- SET EXERCISE
Only the lines from the top of the listing below to the line that has "import seaborn as sns" should be echoed, with both ends kept and pictures left out.

━━━━━ DATA PROVIDED ━━━━━

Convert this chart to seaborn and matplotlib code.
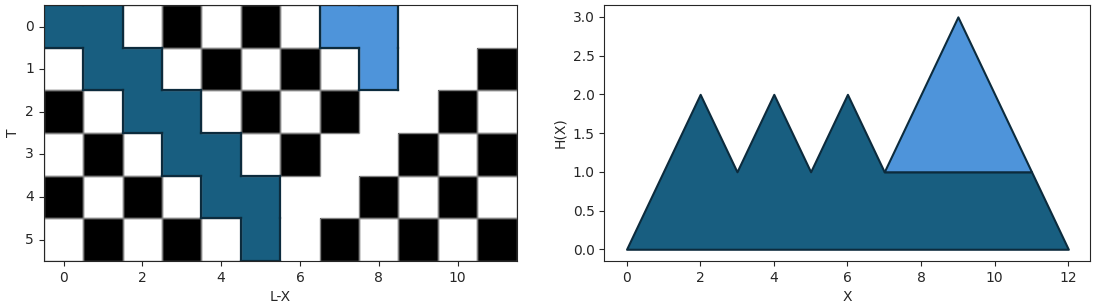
import numpy as np
import matplotlib
matplotlib.use("Agg")
import matplotlib.pyplot as plt
from matplotlib.colors import ListedColormap
from matplotlib.collections import LineCollection
import seaborn as sns

# grid codes: 0 white, 1 black, 2 dark path, 3 light region, nan blank
N = np.nan
grid_rows = [
    [2, 2, 0, 1, 0, 1, 0, 3, 3, N, N, N],
    [0, 2, 2, 0, 1, 0, 1, 0, 3, N, N, 1],
    [1, 0, 2, 2, 0, 1, 0, 1, N, N, 1, 0],
    [0, 1, 0, 2, 2, 0, 1, N, N, 1, 0, 1],
    [1, 0, 1, 0, 2, 2, N, N, 1, 0, 1, 0],
    [0, 1, 0, 1, 0, 2, N, 1, 0, 1, 0, 1],
]
t_labels = [0, 1, 2, 3, 4, 5]
lx_labels = [0, 2, 4, 6, 8, 10]

# right panel profile
x_outer = [0, 2, 3, 4, 5, 6, 7, 11, 12]
h_outer = [0, 2, 1, 2, 1, 2, 1, 1, 0]
x_peak = [7, 9, 11]
h_peak = [1, 3, 1]
peak_base = 1

dark = "#185e80"
light = "#4e94da"
edge = "#0c2b3d"

sns.set_style("ticks")
plt.rcParams["font.family"] = ["DejaVu Sans"]
plt.rcParams["axes.edgecolor"] = "0.15"

grid = np.array(grid_rows, dtype=float)
cmap = ListedColormap(["white", "black", dark, light])

fig = plt.figure(figsize=(10.97, 3.08), dpi=100)
ax1 = fig.add_axes([0.040, 0.153, 0.431, 0.830])
ax2 = fig.add_axes([0.551, 0.153, 0.443, 0.830])

sns.heatmap(grid, mask=np.isnan(grid), cmap=cmap, vmin=-0.5, vmax=3.5,
            linewidths=0, cbar=False, ax=ax1)

nr, nc = grid.shape
# grey borders round checker cells, dark outline round coloured regions
grey_segs = []
out_segs = []
for r in range(nr):
    for c in range(nc):
        v = grid[r, c]
        if v in (0, 1):
            grey_segs += [[(c, r), (c + 1, r)], [(c, r + 1), (c + 1, r + 1)],
                          [(c, r), (c, r + 1)], [(c + 1, r), (c + 1, r + 1)]]
        elif v in (2, 3):
            def other(rr, cc):
                if rr < 0 or rr >= nr or cc < 0 or cc >= nc:
                    return True
                return grid[rr, cc] != v
            if other(r - 1, c):
                out_segs.append([(c, r), (c + 1, r)])
            if other(r + 1, c):
                out_segs.append([(c, r + 1), (c + 1, r + 1)])
            if other(r, c - 1):
                out_segs.append([(c, r), (c, r + 1)])
            if other(r, c + 1):
                out_segs.append([(c + 1, r), (c + 1, r + 1)])
ax1.add_collection(LineCollection(grey_segs, colors="0.5", linewidths=1.0, zorder=2))
ax1.add_collection(LineCollection(out_segs, colors=edge, linewidths=1.6,
                                  capstyle="projecting", zorder=3))

for s in ax1.spines.values():
    s.set_visible(True)
    s.set_linewidth(0.8)
    s.set_zorder(4)
ax1.set_xticks([v + 0.5 for v in lx_labels])
ax1.set_xticklabels(lx_labels, rotation=0)
ax1.set_yticks([v + 0.5 for v in t_labels])
ax1.set_yticklabels(t_labels, rotation=0)
ax1.tick_params(left=True, bottom=True, length=3.5, width=0.8, labelsize=10)
ax1.set_xlabel("L-X", fontsize=10)
ax1.set_ylabel("T", fontsize=10)

# right panel
ax2.fill_between(x_outer, h_outer, color=dark, edgecolor=edge, linewidth=1.5)
ax2.fill_between(x_peak, h_peak, peak_base, color=light, edgecolor=edge, linewidth=1.5)
ax2.set_xlim(-0.6, 12.6)
ax2.set_ylim(-0.15, 3.15)
ax2.set_xticks([0, 2, 4, 6, 8, 10, 12])
ax2.set_yticks([0, 0.5, 1, 1.5, 2, 2.5, 3])
ax2.yaxis.set_major_formatter(matplotlib.ticker.FormatStrFormatter("%.1f"))
ax2.tick_params(length=3.5, width=0.8, labelsize=10)
for s in ax2.spines.values():
    s.set_visible(True)
    s.set_linewidth(0.8)
ax2.set_xlabel("X", fontsize=10)
ax2.set_ylabel("H(X)", fontsize=10)

fig.savefig("out.png", dpi=100)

━━━━━

- CORRECT RESPONSE
Convert this chart to seaborn and matplotlib code.
import numpy as np
import matplotlib
matplotlib.use("Agg")
import matplotlib.pyplot as plt
from matplotlib.colors import ListedColormap
from matplotlib.collections import LineCollection
import seaborn as sns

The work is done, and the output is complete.